Campaign coming from ProShares: A radical and unprecedented threat by regulators could affect your right to buy dozens of popular public investments, including leveraged and inverse funds. Under the regulations being considered by the Financial Industry Regulatory Authority (FINRA), you may not be able to buy leveraged and inverse funds and dozens of other popular investments deemed to be complex unless you: • Pass a regulator-imposed test of your specialized investment knowledge • Demonstrate a high net worth • Get special approval from your broker • Attest to reading certain materials • Go through “cooling off periods” during which you can’t invest https://www.leteveryoneinvest.com/p...ridge_em_Job1_PSGearedETF&p2asource=GearedETF LIST OF INVESTMENTS THAT MAY BE AT RISK: • Target Date Funds • Non-Traditional Index Funds (Smart Beta + ESG) • Emerging Market Funds • High Yield Bond Funds • Closed-end Funds • Commodity Funds • Cryptocurrency Funds • Unconstrained Bond Funds • Floating-rate/Leveraged Loan Funds • Leveraged/Inverse Products • Interval Funds • Global Real Estate Funds • ETNs • Variable Annuities • Defined Outcome ETFs • Volatility-Linked Funds • Currency Funds • Funds using cryptocurrency futures • Non-traded REITs • Business Development Companies • Opportunistic and Tactical, Multi-Strategy Funds • Funds using derivatives for hedging or leverage • Principal Protected Notes • Structured Notes • Asset-Backed Securities • Funds Selling Short • Start-up Company (IPO) Funds • Funds Investing in Unlisted Securities • Distressed Debt Funds • Absolute Return Funds • Finds of Hedge Funds • Reverse Convertible Notes • Market-linked CDs • Range Accrual Notes • Insurance-Linked Securities https://www.proshares.com/globalassets/proshares/documents/leteveryoneinvest_1.pdf
Requiring people to have a basic understanding a financial instrument before they can begin trading it, sounds pretty reasonable to me. Calling this "radical and unprecedented" is extremely hyperbolic. AFAIK even robinhood requires education before options trading can be enabled. Requiring education is basically fair, unlike requiring a certain amount of money. It's pretty hard to argue that someone who can't pass a test is going to benefit from trading these instruments. Existing capital thresholds for pattern day trader ($25K) and portfolio margin ($100K) are much more radical and unfair in my opinion.

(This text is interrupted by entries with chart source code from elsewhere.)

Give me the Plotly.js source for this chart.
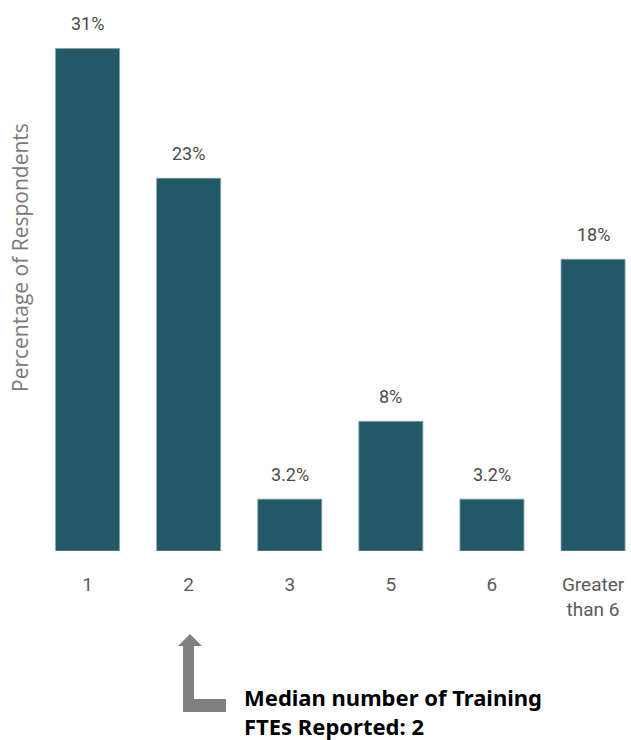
<!DOCTYPE html>
<html>
<head>
<meta charset="utf-8">
<script src="https://cdn.plot.ly/plotly-3.0.1.min.js"></script>
<style>
html,body{margin:0;padding:0;background:#fff;}
#chart{width:631px;height:740px;}
</style>
</head>
<body>
<div id="chart"></div>
<script>
// Data
const categories = ["1", "2", "3", "5", "6", "Greater<br>than 6"];
const values = [31, 23, 3.2, 8, 3.2, 18];
const valueLabels = ["31%", "23%", "3.2%", "8%", "3.2%", "18%"];
const yAxisTitle = "Percentage of Respondents";
const noteText = "Median number of Training<br>FTEs Reported: 2";

const W = 631, H = 740;
const M = {l: 37, r: 0, t: 0, b: 189};
const pw = W - M.l - M.r, ph = H - M.t - M.b;
const catStep = 101.1;
const px = x => (x - M.l) / pw;
const py = y => (M.t + ph - y) / ph;

const narrow = "'Roboto', 'Liberation Sans Narrow', sans-serif";

const trace = {
  type: 'bar',
  x: categories,
  y: values,
  marker: {color: '#235866', line: {color: '#7da3ad', width: 0.8}},
  hoverinfo: 'none'
};

const labelAnns = categories.map((c, i) => ({
  x: i, y: values[i], xref: 'x', yref: 'y',
  text: valueLabels[i], showarrow: false,
  yanchor: 'middle', yshift: 25,
  font: {family: narrow, size: 18, color: '#4a4a4a'}
}));

// L-shaped arrow pointing up at the "2" category
const arrowPts = [[190,634],[202,646],[194,646],[194,699],[226,699],[226,712],[183,712],[183,646],[178,646]];
const arrowPath = 'M ' + arrowPts.map(p => px(p[0]).toFixed(5) + ',' + py(p[1]).toFixed(5)).join(' L ') + ' Z';

const layout = {
  width: W, height: H,
  margin: M,
  paper_bgcolor: '#fff', plot_bgcolor: '#fff',
  showlegend: false,
  bargap: 0.367,
  xaxis: {
    type: 'category',
    range: [-0.5, -0.5 + pw / catStep],
    showline: false, showgrid: false, zeroline: false,
    ticks: '', ticklabelstandoff: 20,
    tickfont: {family: narrow, size: 19, color: '#5a5a5a'}
  },
  yaxis: {
    range: [0, 34],
    visible: false, showgrid: false, zeroline: false
  },
  shapes: [{
    type: 'path', xref: 'paper', yref: 'paper',
    path: arrowPath,
    fillcolor: '#808080', line: {width: 0}
  }],
  annotations: labelAnns.concat([
    {
      xref: 'paper', yref: 'paper', x: px(20), y: py(258),
      text: yAxisTitle, textangle: -90, showarrow: false,
      xanchor: 'center', yanchor: 'middle',
      font: {family: "'Open Sans', sans-serif", size: 21, color: '#7a7a7a'}
    },
    {
      xref: 'paper', yref: 'paper', x: px(242), y: py(711),
      text: '<b>' + noteText + '</b>', showarrow: false,
      xanchor: 'left', yanchor: 'middle', align: 'left',
      font: {family: "'Noto Sans', sans-serif", size: 22, color: '#000'}
    }
  ])
};

Plotly.newPlot('chart', [trace], layout, {displayModeBar: false, staticPlot: true});
</script>
</body>
</html>
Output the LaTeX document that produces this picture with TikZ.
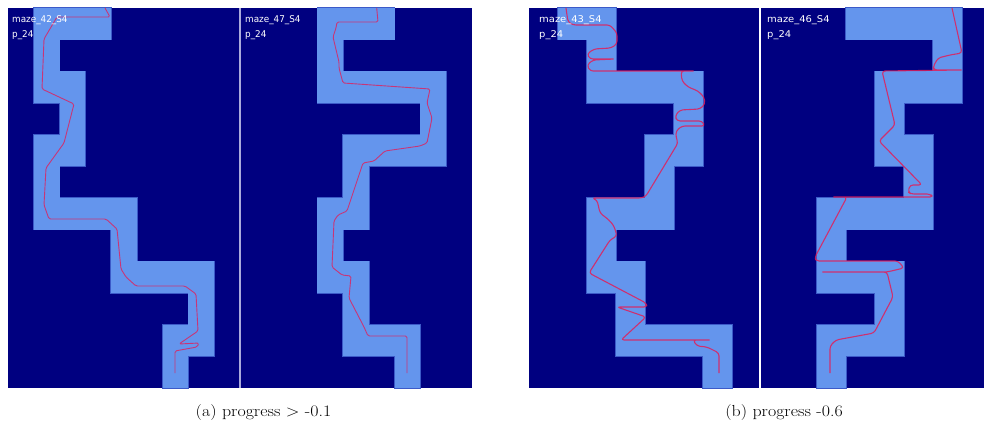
\documentclass[tikz,border=0pt]{standalone}
\usepackage{fontspec}
\newfontfamily\labfont{DejaVu Sans}
\definecolor{cellc}{RGB}{100,149,237}
\definecolor{edgec}{RGB}{60,90,200}
\definecolor{navyc}{RGB}{0,0,128}
\definecolor{trailc}{RGB}{225,30,90}
\definecolor{sepa}{RGB}{170,170,220}
\begin{document}
\begin{tikzpicture}[x=1pt,y=-1pt,
  cellcol/.style={fill=cellc},
  edgecol/.style={fill=cellc,draw=edgec,line width=1.3pt},
  navy/.style={fill=navyc},
  trail/.style={draw=trailc,draw opacity=0.8,line width=0.9pt,line join=round,rounded corners=1.5pt},
  trailb/.style={draw=trailc,draw opacity=0.85,line width=1.1pt,line join=round,rounded corners=3pt},
  lab/.style={text=white,font=\labfont\fontsize{9.3}{10}\selectfont,anchor=west,inner sep=0pt},
  captext/.style={font=\fontsize{16}{18}\selectfont,inner sep=0pt}]
\newcommand\mazepanel[3]{%
  \foreach \r/\s/\e in {#3} {\path[edgecol] ({#1+\s*#2},{8+\r*31.667}) rectangle ({#1+(\e+1)*#2},{8+(\r+1)*31.667});}
  \foreach \r/\s/\e in {#3} {\path[cellcol] ({#1+\s*#2},{8+\r*31.667}) rectangle ({#1+(\e+1)*#2},{8+(\r+1)*31.667});}}
\path[fill=white] (0,0) rectangle (984,427);
\useasboundingbox (0,0) rectangle (984,427);
% panel a
\begin{scope}
\clip (8,8) rectangle (472,388);
\path[navy] (8,8) rectangle (472,388);
\mazepanel{8}{25.78}{0/1/3,1/1/1,2/1/2,3/2/2,4/1/2,5/1/1,6/1/4,7/4/4,8/4/7,9/7/7,10/6/7,11/6/6}
\mazepanel{240}{25.78}{0/3/5,1/3/3,2/3/7,3/7/7,4/4/7,5/4/4,6/3/4,7/3/3,8/3/4,9/4/4,10/4/6,11/6/6}
\draw[trail] (105,8) -- (110,17) -- (57,17) -- (44,39) -- (42,89) -- (74,104) -- (64,143) -- (46,168) -- (44,205) -- (49,219) -- (106,219) -- (117,229) -- (121,269) -- (126,277) -- (136,286) -- (185,286) -- (196,294) -- (198,331) -- (179,344) -- (199,343) -- (197,347) -- (175,351) -- (175,373);
\draw[trail] (376.7,8) -- (378,22) -- (337,22) -- (336,28) -- (333,37) -- (339,62) -- (339,68) -- (343,83) -- (430,89) -- (427,103) -- (432,118) -- (427,143) -- (420,146) -- (385,151) -- (374,161) -- (363,163) -- (347,211) -- (338,215) -- (334,221) -- (332,267) -- (342,275) -- (351,276) -- (349,298) -- (364,327) -- (368,336) -- (407,336) -- (407,373);
\draw[line width=1.5pt,sepa] (240,8) -- (240,388);
\end{scope}
\node[lab,xscale=0.95] (ta1) at (12,20) {maze\_42\_S4};
\node[lab,xscale=0.95] (tb1) at (12,35) {p\_24};
\node[lab,xscale=0.95] (ta2) at (245,20) {maze\_47\_S4};
\node[lab,xscale=0.95] (tb2) at (245,35) {p\_24};
% panel b
\begin{scope}
\clip (529,8) rectangle (984,388);
\path[navy] (529,8) rectangle (984,388);
\mazepanel{529}{29}{0/1/2,1/2/2,2/2/5,3/5/5,4/4/5,5/4/4,6/2/4,7/2/2,8/2/3,9/3/3,10/3/6,11/6/6}
\mazepanel{759}{29}{0/3/6,1/6/6,2/4/6,3/4/4,4/4/5,5/5/5,6/2/5,7/2/2,8/2/4,9/4/4,10/2/4,11/2/2}
\draw[trailb] (566,8) -- (568,22) -- (573,25) -- (610,25) -- (617,33) -- (617,44) -- (611,48) -- (594,49) -- (587,54) -- (590,59) -- (615,59) -- (593,60) -- (587,65) -- (590,71) -- (695,71) -- (681,71) -- (682,81) -- (688,87) -- (698,91) -- (704,97) -- (705,104) -- (700,109) -- (680,110) -- (675,116) -- (677,121) -- (702,121) -- (705,126) -- (682,126) -- (676,131) -- (676,137) -- (678,143) -- (646,196) -- (642,198) -- (592,198) -- (597,200) -- (600,213) -- (609,220) -- (614,226) -- (617,236) -- (610,240) -- (589,273) -- (646,303) -- (647,307) -- (617,307) -- (646,317) -- (621,340) -- (711,340) -- (693,340) -- (697,346) -- (707,347) -- (719,353) -- (719,373);
\draw[trailb] (952,8) -- (962,53) -- (950,55) -- (938,58) -- (933,67) -- (934,70) -- (963,70) -- (882,71) -- (895,125) -- (879,141) -- (922,185) -- (910,185) -- (908,192) -- (911,194) -- (930,194) -- (933,197) -- (832,197) -- (847,197) -- (815,257) -- (816,261) -- (898,261) -- (904,268) -- (887,272) -- (821,272) -- (887,272) -- (893,297) -- (874,333) -- (836,340) -- (830,346) -- (830,373);
\draw[line width=1.5pt,white] (760,8) -- (760,388);
\end{scope}
\node[lab,xscale=1.07] (ta3) at (539,20) {maze\_43\_S4};
\node[lab,xscale=1.07] (tb3) at (539,35) {p\_24};
\node[lab,xscale=1.07] (ta4) at (767,20) {maze\_46\_S4};
\node[lab,xscale=1.07] (tb4) at (767,35) {p\_24};
% captions
\node[captext,xscale=1.12] (capa) at (263.5,413) {(a) progress > -0.1};
\node[captext,xscale=1.12] (capb) at (784,413) {(b) progress -0.6};
\end{tikzpicture}
\end{document}
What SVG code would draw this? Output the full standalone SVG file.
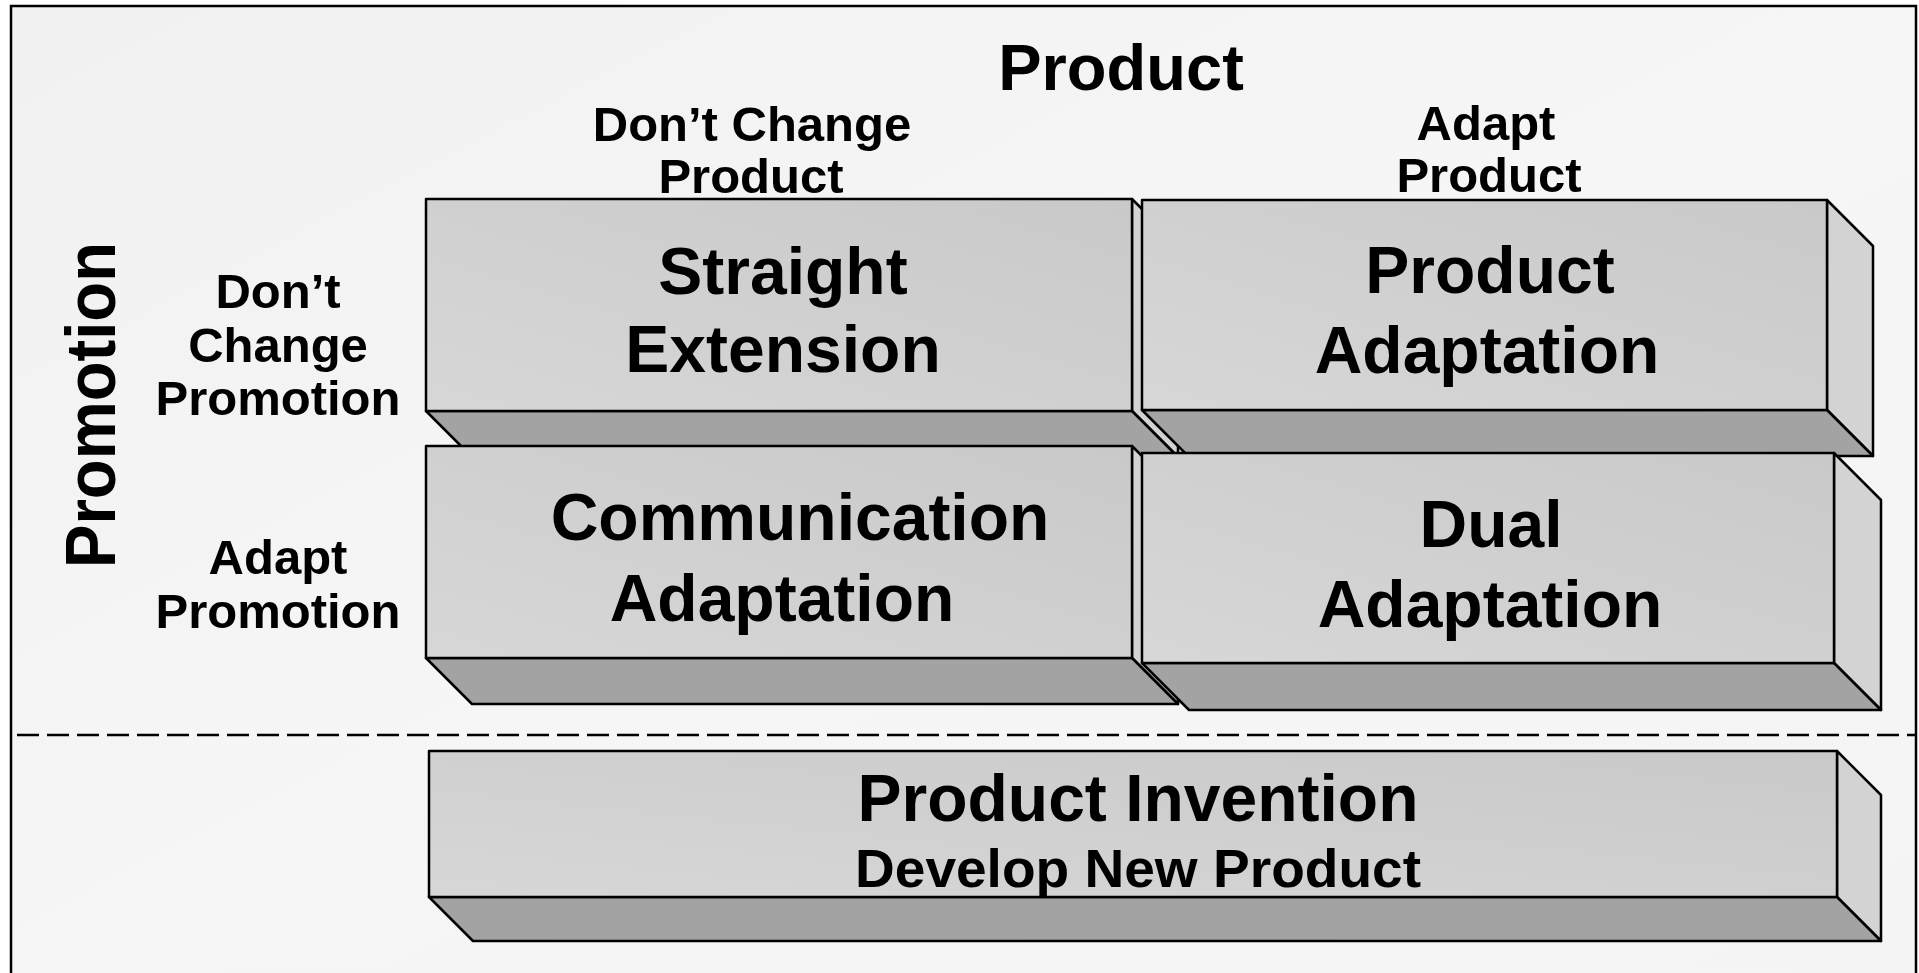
<svg xmlns="http://www.w3.org/2000/svg" width="1919" height="973" viewBox="0 0 1919 973">
  <defs>
    <linearGradient id="bg" x1="0" y1="0" x2="1" y2="1">
      <stop offset="0" stop-color="#f1f1f1"/>
      <stop offset="0.5" stop-color="#f6f6f6"/>
      <stop offset="1" stop-color="#f4f4f4"/>
    </linearGradient>
    <linearGradient id="face" x1="0" y1="1" x2="1" y2="0">
      <stop offset="0" stop-color="#d7d7d7"/>
      <stop offset="1" stop-color="#c9c9c9"/>
    </linearGradient>
    <style>
      .frame { fill: url(#bg); stroke: #000; stroke-width: 2.5; }
      .divider { stroke: #000; stroke-width: 2.5; stroke-dasharray: 22 8; fill: none; }
      .front { fill: url(#face); stroke: #000; stroke-width: 2.5; stroke-linejoin: round; }
      .bottom { fill: #a3a3a3; stroke: #000; stroke-width: 2.5; stroke-linejoin: round; }
      .side { fill: #d3d3d3; stroke: #000; stroke-width: 2.5; stroke-linejoin: round; }
      text { font-family: "Liberation Sans", Arial, sans-serif; font-weight: 700; fill: #000; text-anchor: middle; }
      .title { font-size: 65px; }
      .head { font-size: 49px; }
      .axis { font-size: 70px; }
      .big { font-size: 66px; }
      .sub { font-size: 53px; }
    </style>
  </defs>

  <!-- frame and panel background -->
  <rect x="0" y="0" width="1919" height="973" fill="#ffffff"/>
  <rect class="frame" x="11" y="6" width="1905" height="990"/>

  <!-- axis and header labels -->
  <g id="labels">
    <text class="title" x="1121" y="90">Product</text>
    <text class="head" x="752" y="141">Don’t Change</text>
    <text class="head" x="751" y="193">Product</text>
    <text class="head" x="1486" y="140">Adapt</text>
    <text class="head" x="1489" y="192">Product</text>
    <text class="axis" transform="translate(115 405) rotate(-90)" x="0" y="0" textLength="326" lengthAdjust="spacingAndGlyphs">Promotion</text>
    <text class="head" x="278" y="308">Don’t</text>
    <text class="head" x="278" y="362">Change</text>
    <text class="head" x="278" y="415">Promotion</text>
    <text class="head" x="278" y="574">Adapt</text>
    <text class="head" x="278" y="628">Promotion</text>
  </g>

  <!-- separator between adaptation grid and invention -->
  <g id="connectors">
    <line class="divider" x1="17" y1="735" x2="1916" y2="735"/>
  </g>

  <!-- extruded blocks -->
  <g id="straight-extension">
    <polygon class="side" points="1132,199 1178,245 1178,457 1132,411"/>
    <polygon class="bottom" points="426,411 1132,411 1178,457 472,457"/>
    <rect class="front" x="426" y="199" width="706" height="212"/>
    <text class="big" x="783" y="294">Straight</text>
    <text class="big" x="783" y="372">Extension</text>
  </g>

  <g id="product-adaptation">
    <polygon class="side" points="1827,200 1873,246 1873,456 1827,410"/>
    <polygon class="bottom" points="1142,410 1827,410 1873,456 1188,456"/>
    <rect class="front" x="1142" y="200" width="685" height="210"/>
    <text class="big" x="1490" y="293">Product</text>
    <text class="big" x="1487" y="373">Adaptation</text>
  </g>

  <g id="communication-adaptation">
    <polygon class="side" points="1132,446 1178,492 1178,704 1132,658"/>
    <polygon class="bottom" points="426,658 1132,658 1178,704 472,704"/>
    <rect class="front" x="426" y="446" width="706" height="212"/>
    <text class="big" x="800" y="540">Communication</text>
    <text class="big" x="782" y="621">Adaptation</text>
  </g>

  <g id="dual-adaptation">
    <polygon class="side" points="1834,453 1881,500 1881,710 1834,663"/>
    <polygon class="bottom" points="1142,663 1834,663 1881,710 1189,710"/>
    <rect class="front" x="1142" y="453" width="692" height="210"/>
    <text class="big" x="1491" y="547">Dual</text>
    <text class="big" x="1490" y="627">Adaptation</text>
  </g>

  <g id="product-invention">
    <polygon class="side" points="1837,751 1881,795 1881,941 1837,897"/>
    <polygon class="bottom" points="429,897 1837,897 1881,941 473,941"/>
    <rect class="front" x="429" y="751" width="1408" height="146"/>
    <text class="big" x="1138" y="821">Product Invention</text>
    <text class="sub" x="1138" y="887" textLength="566" lengthAdjust="spacingAndGlyphs">Develop New Product</text>
  </g>
</svg>
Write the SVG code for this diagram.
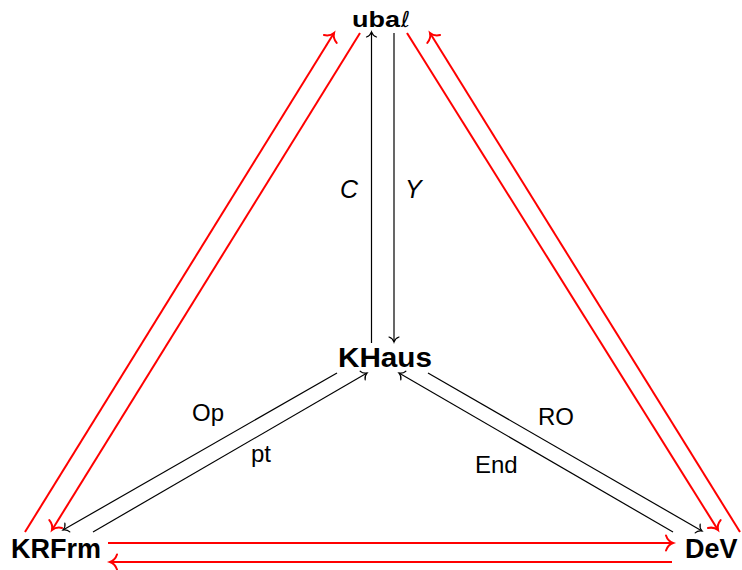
<svg xmlns="http://www.w3.org/2000/svg" width="742" height="570" viewBox="0 0 742 570">
<style>
.node{font-family:"Liberation Sans",Arial,sans-serif;font-weight:bold;font-size:27px;fill:#000}
.lbl{font-family:"Liberation Sans",Arial,sans-serif;font-size:24px;fill:#000}
.it{font-style:italic}
.blk{stroke:#000;stroke-width:1.2;fill:none}
.red{stroke:#ff0000;stroke-width:2;fill:none}
</style>
<defs>
<marker id="ab" markerUnits="userSpaceOnUse" markerWidth="14" markerHeight="14" viewBox="-7 -7 14 14" refX="0" refY="0" orient="auto" overflow="visible">
<path d="M -5,-5 C -4,-2 -1.5,-0.5 0,0 C -1.5,0.5 -4,2 -5,5" stroke="#000" stroke-width="1.2" fill="none" stroke-linecap="round"/>
</marker>
<marker id="ar" markerUnits="userSpaceOnUse" markerWidth="20" markerHeight="20" viewBox="-10 -10 20 20" refX="0" refY="0" orient="auto" overflow="visible">
<path d="M -7,-7.5 C -5.5,-3 -2,-0.7 0,0 C -2,0.7 -5.5,3 -7,7.5" stroke="#ff0000" stroke-width="2" fill="none" stroke-linecap="round"/>
</marker>
</defs>
<g id="connectors">
<line class="blk" x1="371.5" y1="343" x2="371.5" y2="32" marker-end="url(#ab)"/>
<line class="blk" x1="394" y1="33" x2="394" y2="342" marker-end="url(#ab)"/>
<line class="blk" x1="337" y1="373" x2="63" y2="530" marker-end="url(#ab)"/>
<line class="blk" x1="93" y1="532" x2="367" y2="373" marker-end="url(#ab)"/>
<line class="blk" x1="673" y1="532" x2="399" y2="373" marker-end="url(#ab)"/>
<line class="blk" x1="428" y1="373" x2="702" y2="531" marker-end="url(#ab)"/>
<line class="red" x1="25" y1="532" x2="334" y2="33" marker-end="url(#ar)"/>
<line class="red" x1="360" y1="33" x2="52" y2="530" marker-end="url(#ar)"/>
<line class="red" x1="407" y1="33" x2="718" y2="530" marker-end="url(#ar)"/>
<line class="red" x1="740" y1="532" x2="430" y2="33" marker-end="url(#ar)"/>
<line class="red" x1="108" y1="543" x2="673" y2="543" marker-end="url(#ar)"/>
<line class="red" x1="672" y1="562" x2="110" y2="562" marker-end="url(#ar)"/>
<text class="lbl it" x="340" y="198" style="font-size:25px">C</text>
<text class="lbl it" x="405" y="198" style="font-size:25px">Y</text>
<text class="lbl" x="192" y="421">Op</text>
<text class="lbl" x="251" y="462">pt</text>
<text class="lbl" x="538" y="425">RO</text>
<text class="lbl" x="475" y="473">End</text>
</g>
<g id="ubal">
<text class="node" x="352" y="27" style="font-size:22px" textLength="48" lengthAdjust="spacingAndGlyphs">uba</text>
<text x="401" y="27" style="font-family:'DejaVu Sans','Liberation Sans',sans-serif;font-style:italic;font-size:22px;fill:#000">ℓ</text>
</g>
<g id="KHaus">
<text class="node" x="338" y="367" textLength="94" lengthAdjust="spacingAndGlyphs">KHaus</text>
</g>
<g id="KRFrm">
<text class="node" x="11" y="558">KRFrm</text>
</g>
<g id="DeV">
<text class="node" x="685" y="558">DeV</text>
</g>
</svg>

By the way it's telling that this campaign is coming from ProShares. They are worried about their bottom line if every Tom, Dick and Harry can't trade their shitty ETNs and levered products on a whim.
This is more about shifting liability away from the brokers to the investor. This has very little (if anything) to do about protecting the individual investor. The broker is the middle guy. The question is do you need to check a mark when you enter a casino? The answer is no. Because there is no middle man.
Sammybea technically you don't need a middleman to enter a Casino, but some Games use a middleman called a dealer like Poker and Black Jack. Also the casino cashier could be added to that equation.
Too many regulations. Traders should have the freedom to decide whether to trade leveraged products or not.
Thought of the day: under communism there is no middleman . Three cheers for the often maligned middlemen in a capitalist economy.